肥満細胞腫 診断

犬の肥満細胞腫はどうやって診断するの?

 

 

犬の肥満細胞腫の簡単な検査方法とは?

 

肥満細胞腫 診断方法

唐突ですが、“生検”って言葉の意味がわかりますか?

 

生検とは、病気の診断を行うために調べたい組織や細胞を体から外科的に採取することです。犬の肥満細胞腫を診断する方法に針生検があります。

 

 

針生検はニードルバイオプシーともいい、針で病変部を刺して吸引することで細胞を採取し、採ったその細胞をスライドガラスに乗せて乾燥させた後に染色し、それを顕微鏡で観察します。

 

 

もしかすると、「注射するわけでもないのに針を刺すなんて犬がかわいそう・・・」なんて思う飼い主さんがいらっしゃるかもしれませんね。でも、大丈夫です。針生検は疑わしい“しこり”に針をピッと刺すだけですから、細胞の採取がいつの間にか終わっていると感じるほど早いのです。しかも診断するのに時間がかからないので、針生検は肥満細胞腫の手軽な検査方法と言えるのです。

 

 

 

針生検と細胞診断

 

犬 肥満細胞腫 細胞診断

 

針生検は23G程度の細めの注射針を皮膚にできたしこり・コブ・腫瘤に刺し、その中の細胞を採取します。採取した細胞を顕微鏡下で観察するためには先ずは染色する必要があるので、細胞をスライドガラスに乗せて乾燥させます。その後に染色して再度乾燥させると、肥満細胞腫の場合は右の画像のような細胞を観察することができます。

 

 

いびつな円形をした細胞の中に、薄い紫色をした顆粒が見えるのがわかりますでしょうか。
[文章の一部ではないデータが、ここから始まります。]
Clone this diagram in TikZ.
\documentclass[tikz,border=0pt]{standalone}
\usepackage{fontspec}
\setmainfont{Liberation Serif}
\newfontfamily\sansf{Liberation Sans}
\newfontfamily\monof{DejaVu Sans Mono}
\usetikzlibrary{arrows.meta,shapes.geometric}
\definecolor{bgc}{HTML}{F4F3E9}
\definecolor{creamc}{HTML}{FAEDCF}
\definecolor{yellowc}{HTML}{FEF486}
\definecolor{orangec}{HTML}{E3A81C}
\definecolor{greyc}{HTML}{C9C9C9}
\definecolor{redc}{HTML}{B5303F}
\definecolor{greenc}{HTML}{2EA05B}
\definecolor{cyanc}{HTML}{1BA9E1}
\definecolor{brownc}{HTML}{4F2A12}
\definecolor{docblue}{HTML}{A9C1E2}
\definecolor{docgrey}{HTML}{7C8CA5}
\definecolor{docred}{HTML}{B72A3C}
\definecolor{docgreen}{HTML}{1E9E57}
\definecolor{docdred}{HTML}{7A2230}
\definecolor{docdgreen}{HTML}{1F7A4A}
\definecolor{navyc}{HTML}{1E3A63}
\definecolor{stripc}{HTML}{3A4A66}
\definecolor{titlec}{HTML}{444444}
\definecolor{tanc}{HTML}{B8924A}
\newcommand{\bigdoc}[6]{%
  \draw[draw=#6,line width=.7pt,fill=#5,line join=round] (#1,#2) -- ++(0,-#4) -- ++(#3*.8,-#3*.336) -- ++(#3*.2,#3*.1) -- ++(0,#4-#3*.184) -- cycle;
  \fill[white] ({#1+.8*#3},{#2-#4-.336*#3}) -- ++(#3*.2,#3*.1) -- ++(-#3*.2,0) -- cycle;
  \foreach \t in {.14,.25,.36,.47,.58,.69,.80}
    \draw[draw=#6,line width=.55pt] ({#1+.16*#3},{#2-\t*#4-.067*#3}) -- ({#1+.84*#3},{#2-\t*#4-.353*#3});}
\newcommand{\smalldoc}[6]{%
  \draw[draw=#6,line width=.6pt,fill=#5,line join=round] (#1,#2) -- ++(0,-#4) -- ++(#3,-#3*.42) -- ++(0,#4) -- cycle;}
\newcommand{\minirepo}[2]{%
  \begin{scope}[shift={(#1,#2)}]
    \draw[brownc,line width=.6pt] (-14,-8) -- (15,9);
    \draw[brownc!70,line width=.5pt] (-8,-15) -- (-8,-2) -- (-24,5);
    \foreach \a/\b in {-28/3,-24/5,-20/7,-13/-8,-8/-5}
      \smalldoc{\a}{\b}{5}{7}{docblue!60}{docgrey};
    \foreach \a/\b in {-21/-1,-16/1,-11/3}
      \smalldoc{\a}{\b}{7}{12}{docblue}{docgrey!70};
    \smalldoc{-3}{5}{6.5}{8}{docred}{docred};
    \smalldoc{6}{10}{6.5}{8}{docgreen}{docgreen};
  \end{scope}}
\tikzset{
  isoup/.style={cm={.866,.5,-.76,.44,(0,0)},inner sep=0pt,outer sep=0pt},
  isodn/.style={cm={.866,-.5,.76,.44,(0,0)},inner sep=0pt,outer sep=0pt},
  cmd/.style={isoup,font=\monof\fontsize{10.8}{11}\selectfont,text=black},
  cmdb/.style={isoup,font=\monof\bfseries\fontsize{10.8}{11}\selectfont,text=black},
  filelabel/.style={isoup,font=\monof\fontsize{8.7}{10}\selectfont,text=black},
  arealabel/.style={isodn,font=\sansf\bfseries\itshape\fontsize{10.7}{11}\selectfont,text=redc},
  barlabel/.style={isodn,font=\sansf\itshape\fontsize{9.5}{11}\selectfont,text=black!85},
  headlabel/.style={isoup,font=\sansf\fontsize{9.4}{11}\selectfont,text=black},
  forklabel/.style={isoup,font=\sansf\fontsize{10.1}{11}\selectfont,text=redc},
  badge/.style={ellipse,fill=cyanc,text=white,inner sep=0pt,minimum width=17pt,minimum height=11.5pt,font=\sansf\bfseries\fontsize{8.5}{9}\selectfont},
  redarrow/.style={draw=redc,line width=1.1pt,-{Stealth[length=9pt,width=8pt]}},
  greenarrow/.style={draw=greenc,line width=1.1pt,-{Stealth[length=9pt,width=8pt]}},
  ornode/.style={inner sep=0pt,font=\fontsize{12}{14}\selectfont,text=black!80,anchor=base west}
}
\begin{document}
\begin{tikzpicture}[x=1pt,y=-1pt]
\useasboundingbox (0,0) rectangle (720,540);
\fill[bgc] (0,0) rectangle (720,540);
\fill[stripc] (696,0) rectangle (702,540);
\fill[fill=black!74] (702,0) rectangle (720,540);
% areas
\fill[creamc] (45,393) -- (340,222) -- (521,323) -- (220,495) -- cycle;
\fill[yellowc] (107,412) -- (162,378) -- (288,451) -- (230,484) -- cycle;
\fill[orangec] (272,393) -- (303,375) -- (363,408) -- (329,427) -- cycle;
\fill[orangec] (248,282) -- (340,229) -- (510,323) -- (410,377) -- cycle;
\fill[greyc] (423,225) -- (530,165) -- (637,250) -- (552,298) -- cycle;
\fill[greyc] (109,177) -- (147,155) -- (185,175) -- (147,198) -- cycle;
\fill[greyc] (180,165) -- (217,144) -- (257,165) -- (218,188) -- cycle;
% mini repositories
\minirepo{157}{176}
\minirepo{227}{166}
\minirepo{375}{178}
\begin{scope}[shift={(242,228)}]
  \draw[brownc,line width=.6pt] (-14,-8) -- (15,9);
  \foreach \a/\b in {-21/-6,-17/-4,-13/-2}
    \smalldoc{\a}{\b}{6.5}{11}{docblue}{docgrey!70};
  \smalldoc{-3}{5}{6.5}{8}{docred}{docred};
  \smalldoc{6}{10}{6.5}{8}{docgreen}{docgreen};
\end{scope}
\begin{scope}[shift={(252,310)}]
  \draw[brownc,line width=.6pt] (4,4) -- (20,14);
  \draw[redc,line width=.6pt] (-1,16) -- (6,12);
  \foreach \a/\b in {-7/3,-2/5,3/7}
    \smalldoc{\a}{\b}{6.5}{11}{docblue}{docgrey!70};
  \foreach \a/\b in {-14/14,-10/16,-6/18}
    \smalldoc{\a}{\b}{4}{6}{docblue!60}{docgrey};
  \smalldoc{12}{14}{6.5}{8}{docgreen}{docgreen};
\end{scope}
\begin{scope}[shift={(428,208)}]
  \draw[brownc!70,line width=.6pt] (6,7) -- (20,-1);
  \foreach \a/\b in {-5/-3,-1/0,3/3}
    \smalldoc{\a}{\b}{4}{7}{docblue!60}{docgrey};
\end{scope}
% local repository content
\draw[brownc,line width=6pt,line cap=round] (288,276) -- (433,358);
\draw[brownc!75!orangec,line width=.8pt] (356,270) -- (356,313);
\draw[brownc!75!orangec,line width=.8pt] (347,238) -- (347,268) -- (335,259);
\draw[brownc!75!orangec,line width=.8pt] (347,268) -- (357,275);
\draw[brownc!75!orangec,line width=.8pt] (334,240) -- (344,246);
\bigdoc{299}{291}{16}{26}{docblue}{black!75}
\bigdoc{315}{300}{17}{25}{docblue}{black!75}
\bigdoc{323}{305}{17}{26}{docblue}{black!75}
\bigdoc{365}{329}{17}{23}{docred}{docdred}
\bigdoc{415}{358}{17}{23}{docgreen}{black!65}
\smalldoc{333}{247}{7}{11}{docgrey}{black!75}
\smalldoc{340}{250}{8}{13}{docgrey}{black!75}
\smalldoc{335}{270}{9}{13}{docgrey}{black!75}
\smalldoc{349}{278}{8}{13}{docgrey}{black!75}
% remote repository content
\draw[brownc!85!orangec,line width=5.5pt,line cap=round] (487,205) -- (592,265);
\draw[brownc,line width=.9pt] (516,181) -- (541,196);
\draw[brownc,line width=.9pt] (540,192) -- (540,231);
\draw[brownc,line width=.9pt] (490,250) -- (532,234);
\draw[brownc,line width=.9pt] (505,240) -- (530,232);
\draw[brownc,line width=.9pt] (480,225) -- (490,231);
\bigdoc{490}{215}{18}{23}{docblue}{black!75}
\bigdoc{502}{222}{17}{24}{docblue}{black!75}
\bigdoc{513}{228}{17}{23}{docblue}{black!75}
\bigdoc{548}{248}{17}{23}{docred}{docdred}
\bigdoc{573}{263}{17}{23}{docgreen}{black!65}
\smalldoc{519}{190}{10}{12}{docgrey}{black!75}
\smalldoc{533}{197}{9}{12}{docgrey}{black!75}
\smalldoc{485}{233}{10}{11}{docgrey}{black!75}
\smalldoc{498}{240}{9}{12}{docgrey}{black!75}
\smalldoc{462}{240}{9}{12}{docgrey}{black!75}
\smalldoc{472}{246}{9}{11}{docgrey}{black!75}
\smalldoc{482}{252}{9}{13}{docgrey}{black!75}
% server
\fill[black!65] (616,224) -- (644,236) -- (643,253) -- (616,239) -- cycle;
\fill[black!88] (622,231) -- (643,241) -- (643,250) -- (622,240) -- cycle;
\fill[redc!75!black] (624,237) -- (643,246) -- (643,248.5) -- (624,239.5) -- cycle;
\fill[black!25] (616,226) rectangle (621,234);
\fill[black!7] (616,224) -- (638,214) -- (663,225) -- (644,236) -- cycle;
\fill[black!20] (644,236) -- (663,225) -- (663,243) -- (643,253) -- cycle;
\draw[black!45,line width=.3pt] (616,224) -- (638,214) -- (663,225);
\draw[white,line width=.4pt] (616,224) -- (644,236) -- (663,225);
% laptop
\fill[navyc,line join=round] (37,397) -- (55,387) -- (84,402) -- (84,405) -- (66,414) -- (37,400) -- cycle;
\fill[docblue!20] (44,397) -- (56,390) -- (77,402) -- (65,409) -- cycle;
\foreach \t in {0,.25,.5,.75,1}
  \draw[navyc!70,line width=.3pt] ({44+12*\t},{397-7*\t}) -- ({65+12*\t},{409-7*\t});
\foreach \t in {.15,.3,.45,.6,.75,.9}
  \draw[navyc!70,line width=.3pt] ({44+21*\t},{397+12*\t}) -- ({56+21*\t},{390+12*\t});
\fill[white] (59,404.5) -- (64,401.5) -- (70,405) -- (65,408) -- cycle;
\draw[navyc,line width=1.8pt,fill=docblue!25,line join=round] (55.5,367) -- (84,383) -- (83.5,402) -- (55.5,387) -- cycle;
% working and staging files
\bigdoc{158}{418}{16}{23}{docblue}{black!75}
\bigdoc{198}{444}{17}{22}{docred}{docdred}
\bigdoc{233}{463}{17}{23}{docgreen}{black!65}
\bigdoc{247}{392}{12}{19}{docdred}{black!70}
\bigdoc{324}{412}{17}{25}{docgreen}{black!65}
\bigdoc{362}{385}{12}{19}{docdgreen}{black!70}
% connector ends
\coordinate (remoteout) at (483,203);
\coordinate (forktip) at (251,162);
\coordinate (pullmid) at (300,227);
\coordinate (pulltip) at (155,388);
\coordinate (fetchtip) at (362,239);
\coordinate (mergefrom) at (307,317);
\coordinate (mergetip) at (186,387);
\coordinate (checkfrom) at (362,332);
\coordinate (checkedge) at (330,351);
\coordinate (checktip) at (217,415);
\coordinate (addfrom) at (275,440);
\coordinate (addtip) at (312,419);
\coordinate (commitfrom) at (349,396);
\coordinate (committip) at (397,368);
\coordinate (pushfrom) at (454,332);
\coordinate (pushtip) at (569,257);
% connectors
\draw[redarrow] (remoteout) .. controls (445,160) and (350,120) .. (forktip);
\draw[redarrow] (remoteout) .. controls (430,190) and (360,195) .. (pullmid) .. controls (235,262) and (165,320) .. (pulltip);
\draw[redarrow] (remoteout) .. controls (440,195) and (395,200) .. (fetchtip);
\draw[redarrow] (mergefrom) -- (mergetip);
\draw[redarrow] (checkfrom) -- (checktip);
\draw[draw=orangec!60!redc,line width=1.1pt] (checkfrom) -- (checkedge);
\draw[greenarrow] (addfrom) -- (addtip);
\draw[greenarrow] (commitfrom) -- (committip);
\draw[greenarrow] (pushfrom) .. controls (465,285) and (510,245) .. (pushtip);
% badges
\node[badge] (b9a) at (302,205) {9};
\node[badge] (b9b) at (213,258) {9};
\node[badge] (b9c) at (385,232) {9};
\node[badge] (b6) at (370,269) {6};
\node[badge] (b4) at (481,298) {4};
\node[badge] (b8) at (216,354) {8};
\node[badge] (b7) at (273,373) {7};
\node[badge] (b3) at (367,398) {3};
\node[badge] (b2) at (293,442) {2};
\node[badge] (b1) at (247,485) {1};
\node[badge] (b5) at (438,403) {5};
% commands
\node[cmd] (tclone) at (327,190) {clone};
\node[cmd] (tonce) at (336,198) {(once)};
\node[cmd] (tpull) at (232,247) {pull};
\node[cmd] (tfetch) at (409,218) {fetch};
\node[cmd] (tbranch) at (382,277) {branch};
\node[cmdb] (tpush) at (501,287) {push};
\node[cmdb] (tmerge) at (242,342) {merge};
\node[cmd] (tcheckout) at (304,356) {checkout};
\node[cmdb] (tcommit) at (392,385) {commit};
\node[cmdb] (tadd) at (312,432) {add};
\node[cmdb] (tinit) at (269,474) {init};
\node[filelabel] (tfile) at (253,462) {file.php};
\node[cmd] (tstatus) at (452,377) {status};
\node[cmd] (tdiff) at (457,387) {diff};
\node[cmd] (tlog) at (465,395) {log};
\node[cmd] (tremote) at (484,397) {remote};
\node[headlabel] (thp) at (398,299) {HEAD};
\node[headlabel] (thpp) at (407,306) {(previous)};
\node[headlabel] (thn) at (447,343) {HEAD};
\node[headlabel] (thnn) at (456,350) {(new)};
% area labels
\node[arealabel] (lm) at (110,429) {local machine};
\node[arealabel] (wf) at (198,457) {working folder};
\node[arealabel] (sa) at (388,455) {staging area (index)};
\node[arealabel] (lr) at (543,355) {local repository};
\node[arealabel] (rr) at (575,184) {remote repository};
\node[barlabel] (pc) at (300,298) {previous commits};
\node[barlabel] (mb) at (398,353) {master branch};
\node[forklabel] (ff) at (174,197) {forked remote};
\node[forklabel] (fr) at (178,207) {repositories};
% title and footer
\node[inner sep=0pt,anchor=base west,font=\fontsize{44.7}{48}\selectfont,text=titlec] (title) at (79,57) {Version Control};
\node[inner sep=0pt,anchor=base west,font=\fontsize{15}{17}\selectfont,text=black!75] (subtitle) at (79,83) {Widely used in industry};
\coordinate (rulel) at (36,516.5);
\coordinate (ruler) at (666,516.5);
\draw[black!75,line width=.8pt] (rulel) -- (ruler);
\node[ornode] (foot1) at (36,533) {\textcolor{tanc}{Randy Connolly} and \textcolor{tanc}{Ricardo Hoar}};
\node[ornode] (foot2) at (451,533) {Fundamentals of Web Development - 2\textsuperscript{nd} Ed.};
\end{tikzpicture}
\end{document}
この顆粒は染色性が強く、ギムザ染色すると紫色に、トルイジンブルーで染色すると染色液とは異なる色調に染まる異染色性の性質を持っています。

 

 

肥満細胞腫の診断が容易となるのはこの顆粒が多量に見られる場合で、逆に顆粒が小さくて少量のときは診断が難しいこともあります。

 

 

 

肥満細胞腫の早期発見が根治のカギとなる?!

 

肥満細胞腫は基本的に悪性度が高い腫瘍です。

 

肥満細胞腫の“見た目”は様々で、濃い赤みを帯びた少し大きめのオデキのようであったり、蚊に吸血された後のようなポツっとした控えめな感じの痕のようなものであったりと、悪そうなデキモノには見えない場合がよくあります。

 

 

逆に、ボコボコとした腫瘤が皮膚の内側から外側へ顔を出しつつあるような、その腫れた箇所の色味も見た目で不健康そうな暗色を示していたりする場合もあります。見た目が悪いと危機感を覚えやすいのですが、そうでもなければ特に不安を感じることもありません。

 

 

見た目(大きさ、色、等)がどうであろうと、犬の肥満細胞腫は早いうちに獣医師に見せ診断してもらうことで根治する可能性が高まります。「これって何だろう。虫刺されだろうけどなかなか治らないな。でも、動物病院に行くほどでもないからちょっと様子をみてみよう。」などと勝手に判断し、獣医師の診断を先延ばししていると手遅れになってしまうことがあります。

 

 

肥満細胞腫は外観上その疾患特有のこれといった特徴が見られないというのが特徴であると書きましたが、その不思議な細胞形態が特徴であると考えると、犬の皮膚に何かしこりや腫れを見つけた場合は肥満細胞腫を疑い、直ちに獣医師に見てもらうことが賢明と言えますよね。

 

 

 

犬のお腹にポツンとできた腫れ 犬 吹き出物 真っ赤 肥満細胞腫 特徴

画像引用元 : (左)(中)とりい動物クリニック、(右)ファミリー動物病院 診療日誌

 

 

 

皮膚にできた犬の肥満細胞腫は、腫瘍の切除をいかに広範囲に行えるかどうかが根治のカギとなっています。

 

ということは、やはり先ずは皮膚の異常を早期に発見できるかどうかが重要となりますね。日頃から愛犬の体によく触れて、どんなに小さな異常でも見逃さないようにする気持ちでいるといいでしょう。

 

 

皮膚腫瘍の大半は針生検で細胞を採って細胞診断をすることで“良性”か“悪性”か診断することができるのですが、その腫瘍が何の腫瘍であるのかその場で診断することは、病理学に長けている・経験値の高い獣医師でなければ難しい場合もあります。しかしながら、肥満細胞腫は細胞の形態が特徴的なので、針生検での診断が可能な腫瘍でもあるのです。